In college, I was a philosophy major, and one of my senior year classes was a seminar on the philosophy of friendship. We spent the whole semester trying to figure out what the heck friendship is. In the end, we walked away with the realization that friendship is a lot more complicated – or as philosophers will often note, perhaps more simple – than we had initially believed.

But what was clear by the end of the semester was that friendship, in its highest and truest form, is something to aspire to. True friendship is about seeking the good of the other, and in so doing, coming to realize the good within yourself.

St. Thomas Aquinas carries this line of reasoning pretty far, characterizing the highest of the virtues – charity – as the friendship of man and God. The whole goal of life is to be a friend of God. Obviously, this challenges the idea that parents shouldn’t be friends with their children.

Who better to develop a deep and true friendship with than the people who you spend each day with, and who know you inside and out? If the goal of life is to be friends with our Maker, the one who knows us most intimately, we can and should strive for true friendships with the children we have been entrusted with.

To be clear, that doesn’t mean we relinquish authority and responsibility over our kids. It actually means taking radical responsibility for their lives and making every decision we do out of love for them.

True friendship, then, the kind we want ourselves and our kids to aspire to, makes demands on us and is not pure license. But it’s also difficult to say exactly what that looks like, and I’m still learning.

Here are some reflections on friendship learned through my children:

Friends Challenge Each Other: As a homeschooling mom, I make it a goal to challenge the kids on a daily basis. But the funny thing is, they do the same for me! For example, I can’t count the number of times I’ve been ready to postpone my workouts over the past six months (I’m working towards completing my first sprint triathlon this summer).

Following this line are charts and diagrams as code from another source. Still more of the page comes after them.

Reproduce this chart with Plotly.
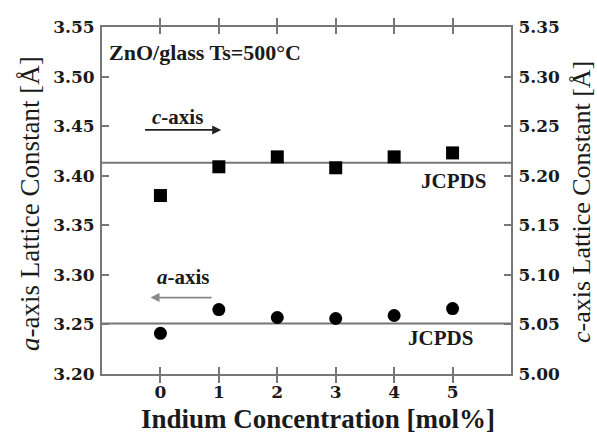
import plotly.graph_objects as go

conc = [0, 1, 2, 3, 4, 5]
a_axis = [3.241, 3.265, 3.257, 3.256, 3.259, 3.266]
c_axis = [5.180, 5.209, 5.219, 5.208, 5.219, 5.223]
a_jcpds = 3.251
c_jcpds = 5.213
x_ticks = [0, 1, 2, 3, 4, 5]
y1_ticks = [3.20, 3.25, 3.30, 3.35, 3.40, 3.45, 3.50, 3.55]
y2_ticks = [5.00, 5.05, 5.10, 5.15, 5.20, 5.25, 5.30, 5.35]

SERIF = "Liberation Serif"
BSERIF = "DejaVu Serif"
TXT = "#1a1a1a"
AX = "#777777"

def b(s):
    return "<b>" + s + "</b>"

fig = go.Figure()

fig.add_trace(go.Scatter(x=[-1, 6], y=[a_jcpds, a_jcpds], mode="lines",
                         line=dict(color=AX, width=2), showlegend=False, hoverinfo="skip"))
fig.add_trace(go.Scatter(x=[-1, 6], y=[c_jcpds, c_jcpds], mode="lines", yaxis="y2",
                         line=dict(color=AX, width=2), showlegend=False, hoverinfo="skip"))
fig.add_trace(go.Scatter(x=conc, y=a_axis, mode="markers",
                         marker=dict(symbol="circle", size=13, color="black"), showlegend=False))
fig.add_trace(go.Scatter(x=conc, y=c_axis, mode="markers", yaxis="y2",
                         marker=dict(symbol="square", size=13, color="black"), showlegend=False))

tickfont = dict(family=BSERIF, size=17, color=TXT, weight="bold")
common = dict(ticks="inside", ticklen=7, tickwidth=1.5, tickcolor=AX, showline=True,
              linecolor=AX, linewidth=2, showgrid=False, zeroline=False,
              tickfont=tickfont, automargin=False, ticklabelstandoff=2)

fig.update_layout(
    width=597, height=435,
    margin=dict(l=102, r=86, t=27, b=61),
    paper_bgcolor="white", plot_bgcolor="white",
    xaxis=dict(range=[-1, 6], tickvals=x_ticks, mirror="allticks", **common),
    yaxis=dict(range=[3.20, 3.55], tickvals=y1_ticks, tickformat=".2f", **common),
    yaxis2=dict(range=[5.00, 5.35], tickvals=y2_ticks, tickformat=".2f",
                overlaying="y", side="right", **common),
)

# axis titles
fig.add_annotation(x=0.528, y=-0.13, xref="paper", yref="paper", xanchor="center",
                   yanchor="middle", text=b("Indium Concentration [mol%]"), showarrow=False,
                   font=dict(family=SERIF, size=27, color=TXT))
fig.add_annotation(x=-0.176, y=0.49, xref="paper", yref="paper", textangle=-90,
                   xanchor="center", yanchor="middle",
                   text="<i>a</i>-axis Lattice Constant [Å]", showarrow=False,
                   font=dict(family=SERIF, size=27, color=TXT))
fig.add_annotation(x=1.174, y=0.496, xref="paper", yref="paper", textangle=-90,
                   xanchor="center", yanchor="middle",
                   text="<i>c</i>-axis Lattice Constant [Å]", showarrow=False,
                   font=dict(family=SERIF, size=26, color=TXT))

ann_font = dict(family=SERIF, size=21, color=TXT)
fig.add_annotation(x=-0.92, y=3.524, xref="x", yref="y", text=b("ZnO/glass Ts=500°C"),
                   showarrow=False, xanchor="left", yanchor="middle",
                   font=dict(family=SERIF, size=22, color=TXT))
fig.add_annotation(x=0.29, y=3.459, xref="x", yref="y", text="<b><i>c</i>-axis</b>",
                   showarrow=False, xanchor="center", yanchor="middle", font=ann_font)
fig.add_annotation(x=0.39, y=3.298, xref="x", yref="y", text="<b><i>a</i>-axis</b>",
                   showarrow=False, xanchor="center", yanchor="middle", font=ann_font)
fig.add_annotation(x=5.02, y=3.395, xref="x", yref="y", text=b("JCPDS"),
                   showarrow=False, xanchor="center", yanchor="middle", font=ann_font)
fig.add_annotation(x=4.80, y=3.2365, xref="x", yref="y", text=b("JCPDS"),
                   showarrow=False, xanchor="center", yanchor="middle", font=ann_font)
# arrows
fig.add_annotation(x=1.04, y=3.4462, ax=-0.29, ay=3.4462, xref="x", yref="y",
                   axref="x", ayref="y", text="", showarrow=True, arrowhead=2,
                   arrowsize=1, arrowwidth=1.8, arrowcolor="#222222")
fig.add_annotation(x=-0.17, y=3.2771, ax=0.90, ay=3.2771, xref="x", yref="y",
                   axref="x", ayref="y", text="", showarrow=True, arrowhead=2,
                   arrowsize=1, arrowwidth=1.8, arrowcolor="#888888")

fig.write_html("out.html")
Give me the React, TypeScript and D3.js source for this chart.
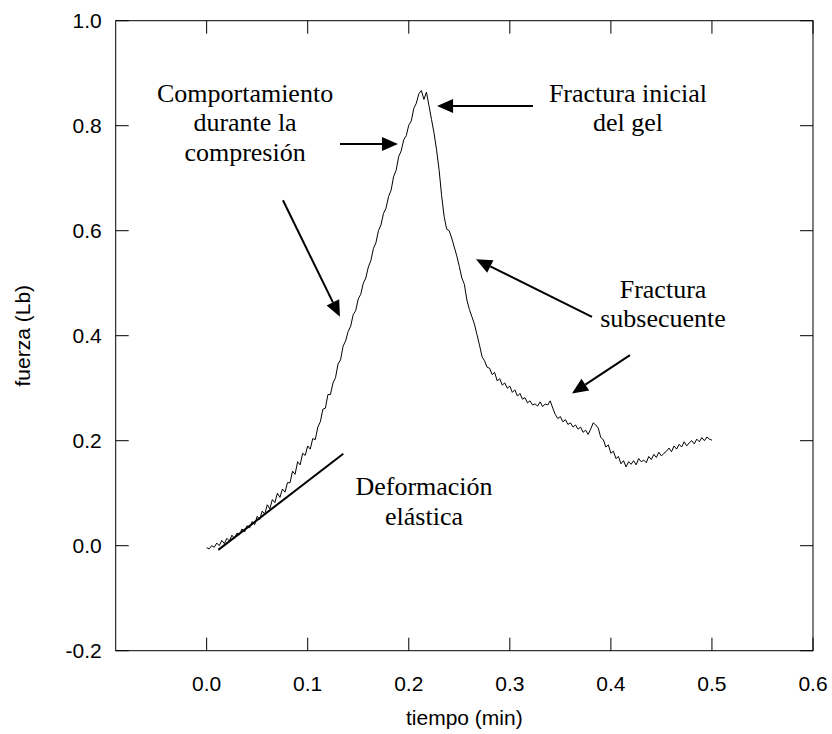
import React from "react";
import * as d3 from "d3";

// sampling grid of the recorded curve (min)
const timeStart = 0;
const timeStep = 0.0025;
// force readings (Lb), one per time step
const force = [
  -0.004, -0.006, 0.000, -0.003, 0.005, 0.000, 0.010, 0.004, 0.014, 0.009,
  0.020, 0.014, 0.024, 0.021, 0.032, 0.026, 0.038, 0.034, 0.046, 0.040,
  0.056, 0.050, 0.066, 0.060, 0.078, 0.070, 0.088, 0.082, 0.100, 0.092,
  0.108, 0.102, 0.120, 0.120, 0.142, 0.136, 0.160, 0.154, 0.176, 0.172,
  0.190, 0.184, 0.204, 0.202, 0.226, 0.236, 0.260, 0.262, 0.288, 0.288,
  0.310, 0.320, 0.346, 0.354, 0.380, 0.390, 0.408, 0.418, 0.440, 0.448,
  0.470, 0.479, 0.500, 0.510, 0.531, 0.543, 0.566, 0.577, 0.600, 0.611,
  0.633, 0.643, 0.665, 0.677, 0.703, 0.715, 0.741, 0.752, 0.773, 0.781,
  0.801, 0.809, 0.833, 0.843, 0.861, 0.867, 0.850, 0.864, 0.838, 0.812,
  0.786, 0.754, 0.716, 0.667, 0.627, 0.603, 0.600, 0.586, 0.569, 0.552,
  0.532, 0.510, 0.498, 0.468, 0.450, 0.436, 0.422, 0.402, 0.382, 0.360,
  0.352, 0.340, 0.338, 0.326, 0.330, 0.314, 0.318, 0.306, 0.310, 0.300,
  0.304, 0.292, 0.297, 0.285, 0.290, 0.279, 0.282, 0.272, 0.276, 0.268,
  0.270, 0.266, 0.274, 0.265, 0.270, 0.268, 0.276, 0.262, 0.250, 0.242,
  0.246, 0.236, 0.240, 0.231, 0.234, 0.226, 0.230, 0.222, 0.226, 0.216,
  0.220, 0.212, 0.222, 0.234, 0.230, 0.224, 0.206, 0.202, 0.188, 0.192,
  0.176, 0.180, 0.166, 0.170, 0.156, 0.162, 0.150, 0.160, 0.155, 0.162,
  0.154, 0.166, 0.160, 0.163, 0.158, 0.170, 0.164, 0.174, 0.168, 0.178,
  0.171, 0.176, 0.180, 0.186, 0.179, 0.190, 0.184, 0.193, 0.188, 0.198,
  0.190, 0.196, 0.200, 0.194, 0.203, 0.198, 0.206, 0.200, 0.207, 0.203,
  0.201,
];

const xTicks = [0.0, 0.1, 0.2, 0.3, 0.4, 0.5, 0.6];
const yTicks = [-0.2, 0.0, 0.2, 0.4, 0.6, 0.8, 1.0];
const xDomain = [-0.09, 0.6];
const yDomain = [-0.2, 1.0];
const xTitle = "tiempo (min)";
const yTitle = "fuerza (Lb)";

// annotations in data coordinates
const arrows = [
  { from: [0.1319, 0.765], to: [0.1893, 0.765] },
  { from: [0.0755, 0.658], to: [0.1319, 0.436] },
  { from: [0.3229, 0.8375], to: [0.228, 0.8375] },
  { from: [0.3813, 0.436], to: [0.2665, 0.5455] },
  { from: [0.4189, 0.363], to: [0.3615, 0.29] },
];
const elasticLine = [
  [0.0115, -0.008],
  [0.1352, 0.175],
];
const labels = [
  { at: [0.038, 0.846], lines: ["Comportamiento", "durante la", "compresión"] },
  { at: [0.4169, 0.846], lines: ["Fractura inicial", "del gel"] },
  { at: [0.4516, 0.472], lines: ["Fractura", "subsecuente"] },
  { at: [0.2151, 0.096], lines: ["Deformación", "elástica"] },
];

const W = 832;
const H = 734;
const M = { left: 115.7, right: 813, top: 20.7, bottom: 650.7 };

export default function App() {
  const x = d3.scaleLinear().domain(xDomain).range([M.left, M.right]);
  const y = d3.scaleLinear().domain(yDomain).range([M.bottom, M.top]);
  const data = force.map((v, i) => [timeStart + i * timeStep, v] as [number, number]);
  const line = d3
    .line<[number, number]>()
    .x((d) => x(d[0]))
    .y((d) => y(d[1]));
  const tickLen = 13;
  const sans = "'Liberation Sans', Arial, sans-serif";
  const serif = "'Liberation Serif', 'Times New Roman', serif";

  const arrowHead = (fx: number, fy: number, tx: number, ty: number) => {
    const ang = Math.atan2(ty - fy, tx - fx);
    const len = 16;
    const hw = 7;
    const bx = tx - len * Math.cos(ang);
    const by = ty - len * Math.sin(ang);
    const px = -Math.sin(ang) * hw;
    const py = Math.cos(ang) * hw;
    return { pts: `${tx},${ty} ${bx + px},${by + py} ${bx - px},${by - py}`, bx, by };
  };

  return (
    <svg
      width={W}
      height={H}
      style={{ position: "absolute", left: 0, top: 0, background: "#fff" }}
    >
      <rect x={0} y={0} width={W} height={H} fill="#fff" />
      {/* frame */}
      <rect
        x={M.left}
        y={M.top}
        width={M.right - M.left}
        height={M.bottom - M.top}
        fill="none"
        stroke="#000"
        strokeWidth={1}
      />
      {/* x ticks */}
      {xTicks.map((t) => (
        <g key={"x" + t}>
          <line x1={x(t)} x2={x(t)} y1={M.bottom} y2={M.bottom - tickLen} stroke="#000" />
          <line x1={x(t)} x2={x(t)} y1={M.top} y2={M.top + tickLen} stroke="#000" />
          <text
            x={x(t)}
            y={M.bottom + 40}
            textAnchor="middle"
            fontFamily={sans}
            fontSize={21}
            fill="#000"
          >
            {d3.format(".1f")(t)}
          </text>
        </g>
      ))}
      {/* y ticks */}
      {yTicks.map((t) => (
        <g key={"y" + t}>
          <line x1={M.left} x2={M.left + tickLen} y1={y(t)} y2={y(t)} stroke="#000" />
          <line x1={M.right} x2={M.right - tickLen} y1={y(t)} y2={y(t)} stroke="#000" />
          <text
            x={M.left - 14}
            y={y(t) + 7.5}
            textAnchor="end"
            fontFamily={sans}
            fontSize={21}
            fill="#000"
          >
            {d3.format(".1f")(t).replace("−", "-")}
          </text>
        </g>
      ))}
      <text
        x={(M.left + M.right) / 2}
        y={H - 9}
        textAnchor="middle"
        fontFamily={sans}
        fontSize={21}
        fill="#000"
      >
        {xTitle}
      </text>
      <text
        transform={`translate(30,${(M.top + M.bottom) / 2}) rotate(-90)`}
        textAnchor="middle"
        fontFamily={sans}
        fontSize={21}
        fill="#000"
      >
        {yTitle}
      </text>
      {/* data curve */}
      <path d={line(data) || ""} fill="none" stroke="#000" strokeWidth={1} />
      {/* elastic tangent */}
      <line
        x1={x(elasticLine[0][0])}
        y1={y(elasticLine[0][1])}
        x2={x(elasticLine[1][0])}
        y2={y(elasticLine[1][1])}
        stroke="#000"
        strokeWidth={2}
      />
      {/* arrows */}
      {arrows.map((a, i) => {
        const fx = x(a.from[0]);
        const fy = y(a.from[1]);
        const tx = x(a.to[0]);
        const ty = y(a.to[1]);
        const h = arrowHead(fx, fy, tx, ty);
        return (
          <g key={"a" + i}>
            <line x1={fx} y1={fy} x2={h.bx} y2={h.by} stroke="#000" strokeWidth={2} />
            <polygon points={h.pts} fill="#000" />
          </g>
        );
      })}
      {/* labels */}
      {labels.map((l, i) => (
        <text
          key={"l" + i}
          x={x(l.at[0])}
          y={y(l.at[1])}
          textAnchor="middle"
          fontFamily={serif}
          fontSize={26}
          fill="#000"
        >
          {l.lines.map((s, j) => (
            <tspan key={j} x={x(l.at[0])} dy={j === 0 ? 0 : 29.5}>
              {s}
            </tspan>
          ))}
        </text>
      ))}
    </svg>
  );
}
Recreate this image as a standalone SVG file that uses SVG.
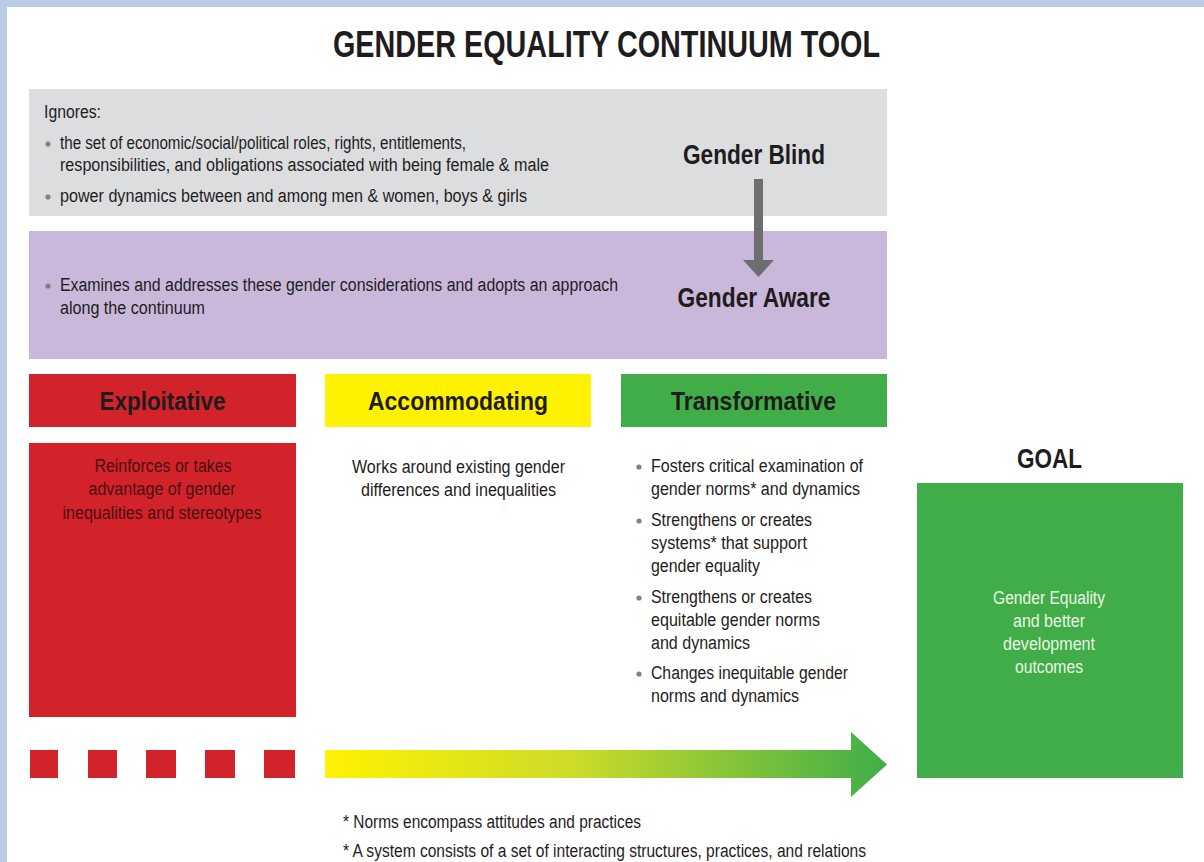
<svg xmlns="http://www.w3.org/2000/svg" width="1204" height="862" viewBox="0 0 1204 862">
  <defs>
    <linearGradient id="contGrad" x1="325" y1="0" x2="887" y2="0" gradientUnits="userSpaceOnUse">
      <stop offset="0" stop-color="#fff200"/>
      <stop offset="0.45" stop-color="#cbdb2a"/>
      <stop offset="1" stop-color="#3fae49"/>
    </linearGradient>
  </defs>
  <style>
    text { font-family: "Liberation Sans Narrow", "Liberation Sans", Arial, sans-serif; fill: #1f1c1d; }
    .title { font-size: 37px; font-weight: bold; }
    .body { font-size: 18px; }
    .head { font-size: 26px; font-weight: bold; text-anchor: middle; }
    .big { font-size: 27px; font-weight: bold; text-anchor: middle; }
    .mid { text-anchor: middle; }
    .dark { fill: #4a1012; }
    .light { fill: #eaf5e4; }
    .dot { fill: #7f8184; }
  </style>

  <rect x="0" y="0" width="1204" height="862" fill="#ffffff"/>
  <rect x="0" y="0" width="1204" height="7" fill="#b8cce4"/>
  <rect x="0" y="0" width="7" height="862" fill="#b8cce4"/>

  <text class="title" x="333" y="57" textLength="547" lengthAdjust="spacingAndGlyphs">GENDER EQUALITY CONTINUUM TOOL</text>

  <g id="gender-blind">
    <rect x="29" y="89" width="858" height="127" fill="#dcdddf"/>
    <text class="body" x="44" y="118" textLength="57" lengthAdjust="spacingAndGlyphs">Ignores:</text>
    <circle class="dot" cx="48" cy="144" r="2.6"/>
    <text class="body" x="60" y="149" textLength="406" lengthAdjust="spacingAndGlyphs">the set of economic/social/political roles, rights, entitlements,</text>
    <text class="body" x="60" y="171" textLength="489" lengthAdjust="spacingAndGlyphs">responsibilities, and obligations associated with being female &amp; male</text>
    <circle class="dot" cx="48" cy="197" r="2.6"/>
    <text class="body" x="60" y="202" textLength="467" lengthAdjust="spacingAndGlyphs">power dynamics between and among men &amp; women, boys &amp; girls</text>
    <text class="big" x="754" y="164" textLength="142" lengthAdjust="spacingAndGlyphs">Gender Blind</text>
  </g>

  <g id="gender-aware">
    <rect x="29" y="231" width="858" height="128" fill="#cab8db"/>
    <circle class="dot" cx="48" cy="286" r="2.6"/>
    <text class="body" x="60" y="291" textLength="558" lengthAdjust="spacingAndGlyphs">Examines and addresses these gender considerations and adopts an approach</text>
    <text class="body" x="60" y="314" textLength="145" lengthAdjust="spacingAndGlyphs">along the continuum</text>
    <text class="big" x="754" y="307" textLength="153" lengthAdjust="spacingAndGlyphs">Gender Aware</text>
  </g>

  <g id="connectors">
    <path d="M754,179 H763 V260 H774 L758.5,277 L743,260 H754 Z" fill="#6d6e70"/>
    <path d="M325,750 H851 V732 L887,764.5 L851,797 V778 H325 Z" fill="url(#contGrad)"/>
    <g fill="#d2232a">
      <rect x="30" y="750" width="28" height="28"/>
      <rect x="88" y="750" width="29" height="28"/>
      <rect x="146" y="750" width="30" height="28"/>
      <rect x="205" y="750" width="30" height="28"/>
      <rect x="264" y="750" width="31" height="28"/>
    </g>
  </g>

  <g id="exploitative">
    <rect x="29" y="374" width="267" height="53" fill="#d2232a"/>
    <text class="head" x="162.5" y="410" textLength="126" lengthAdjust="spacingAndGlyphs">Exploitative</text>
    <rect x="29" y="443" width="267" height="274" fill="#d2232a"/>
    <text class="body mid dark" x="163" y="472" textLength="137" lengthAdjust="spacingAndGlyphs">Reinforces or takes</text>
    <text class="body mid dark" x="162" y="495" textLength="147" lengthAdjust="spacingAndGlyphs">advantage of gender</text>
    <text class="body mid dark" x="162" y="519" textLength="199" lengthAdjust="spacingAndGlyphs">inequalities and stereotypes</text>
  </g>

  <g id="accommodating">
    <rect x="325" y="374" width="266" height="53" fill="#fff200"/>
    <text class="head" x="458" y="410" textLength="180" lengthAdjust="spacingAndGlyphs">Accommodating</text>
    <text class="body mid" x="458.5" y="473" textLength="213" lengthAdjust="spacingAndGlyphs">Works around existing gender</text>
    <text class="body mid" x="458.5" y="496" textLength="195" lengthAdjust="spacingAndGlyphs">differences and inequalities</text>
  </g>

  <g id="transformative">
    <rect x="621" y="374" width="266" height="53" fill="#41ad49"/>
    <text class="head" x="753.5" y="410" textLength="165" lengthAdjust="spacingAndGlyphs">Transformative</text>
    <circle class="dot" cx="639" cy="467" r="2.6"/>
    <text class="body" x="651" y="472" textLength="212" lengthAdjust="spacingAndGlyphs">Fosters critical examination of</text>
    <text class="body" x="651" y="495" textLength="209" lengthAdjust="spacingAndGlyphs">gender norms* and dynamics</text>
    <circle class="dot" cx="639" cy="521" r="2.6"/>
    <text class="body" x="651" y="526" textLength="161" lengthAdjust="spacingAndGlyphs">Strengthens or creates</text>
    <text class="body" x="651" y="549" textLength="156" lengthAdjust="spacingAndGlyphs">systems* that support</text>
    <text class="body" x="651" y="572" textLength="109" lengthAdjust="spacingAndGlyphs">gender equality</text>
    <circle class="dot" cx="639" cy="598" r="2.6"/>
    <text class="body" x="651" y="603" textLength="161" lengthAdjust="spacingAndGlyphs">Strengthens or creates</text>
    <text class="body" x="651" y="626" textLength="169" lengthAdjust="spacingAndGlyphs">equitable gender norms</text>
    <text class="body" x="651" y="649" textLength="99" lengthAdjust="spacingAndGlyphs">and dynamics</text>
    <circle class="dot" cx="639" cy="674" r="2.6"/>
    <text class="body" x="651" y="679" textLength="197" lengthAdjust="spacingAndGlyphs">Changes inequitable gender</text>
    <text class="body" x="651" y="702" textLength="148" lengthAdjust="spacingAndGlyphs">norms and dynamics</text>
  </g>

  <g id="goal">
    <text class="big" x="1049.5" y="468" textLength="65" lengthAdjust="spacingAndGlyphs">GOAL</text>
    <rect x="917" y="483" width="266" height="295" fill="#41ad49"/>
    <text class="body mid light" x="1049" y="604" textLength="112" lengthAdjust="spacingAndGlyphs">Gender Equality</text>
    <text class="body mid light" x="1049" y="627" textLength="72" lengthAdjust="spacingAndGlyphs">and better</text>
    <text class="body mid light" x="1049" y="650" textLength="92" lengthAdjust="spacingAndGlyphs">development</text>
    <text class="body mid light" x="1049" y="673" textLength="68" lengthAdjust="spacingAndGlyphs">outcomes</text>
  </g>

  <g id="footnotes">
    <text class="body" x="343" y="828" textLength="298" lengthAdjust="spacingAndGlyphs">* Norms encompass attitudes and practices</text>
    <text class="body" x="343" y="857" textLength="523" lengthAdjust="spacingAndGlyphs">* A system consists of a set of interacting structures, practices, and relations</text>
  </g>
</svg>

The kids have this amazing ability to see when I’m just trying to get out of it and when I really need to take a night off. There’s no way I would have been able to meet my goals without them.

Friends Assume the Best of Each Other: This has become a bit of a mantra for our family, and it’s made a huge difference in the way we treat each other. For example. If my son is sick and has been up coughing all night, we can give him some grace during the day if he gets snappy. We can assume he’s just tired and needs to rest. There’s no dark and dismal anger management issue going on. He just needs food and sleep. Of course this can go too far, and if he starts to make it a habit when he’s well-rested there will be an intervention! But generally speaking, I’ve found that this approach is great for keeping fighting at bay and solidifying trust between family members.

Friends Communicate Openly: Our family assemblies provide an opportunity to step back and evaluate our goals and habits on the larger scale, but it’s also crucial to take time to foster open communication with each child. Having a big family can make this challenging, so we try to take as many opportunities as we can to have one-on-one time with the kids. This might be something as simple as taking a walk around the block! It doesn’t have to be complicated, and I’m always amazed at how much I can learn about my children in a small window of time.

Friends Love Learning Together: Some parents might say their lives ended when they had kids, but I feel my life only just began with the birth of our children. My favorite way to learn with them is to encounter the world through new adventures and experiences. In the last year alone, I’ve had so many new adventures with the kids, including snorkeling and kayaking for the first time, a surf trip to Cocoa Beach, training for a sprint triathlon, and taking many exciting road trips.

The Family As a Unit of Friends

Friendship faces a new challenge in this digital age: the use of technology to form and maintain relationships. Social media platforms in particular use the language of friendship – “friend requests”, “friending” and “unfriending” – and have the power to create an illusion of social connectivity. But study after study shows that the more people rely on these platforms for human relationships, the more unhappy they become. This is especially true of adolescents and teens.

Now more than ever, parents need to be friends with their kids. We have the opportunity to show them what it means to be a friend, not just to people outside our family unit, but most importantly, to those we live with day in and day out.

Being a friend to our child means helping him or her develop a sense of self that isn’t based on avatars, but instead on a true experience of themselves as humans striving, first and foremost, to love others in a deep and meaningful way. It means challenging them to grow beyond their own self-limitations so they can become the people they are called to be, but always in dialogue with the world that is given to them.

When our kids bicker and argue with each other, we always ask them to step back and realize something simple and beautiful: That brother or sister you’re fighting with is your best friend. That person has been entrusted to you. He or she will be there for you in your darkest moments, when you feel completely alone and afraid. And they know the best side of you in a way that no one else does.

My wish is that one day – maybe even today – my kids will be able to step back and see me in the same light. To realize that the honor of being their mother is also, in the deepest sense, the joy of being their friend.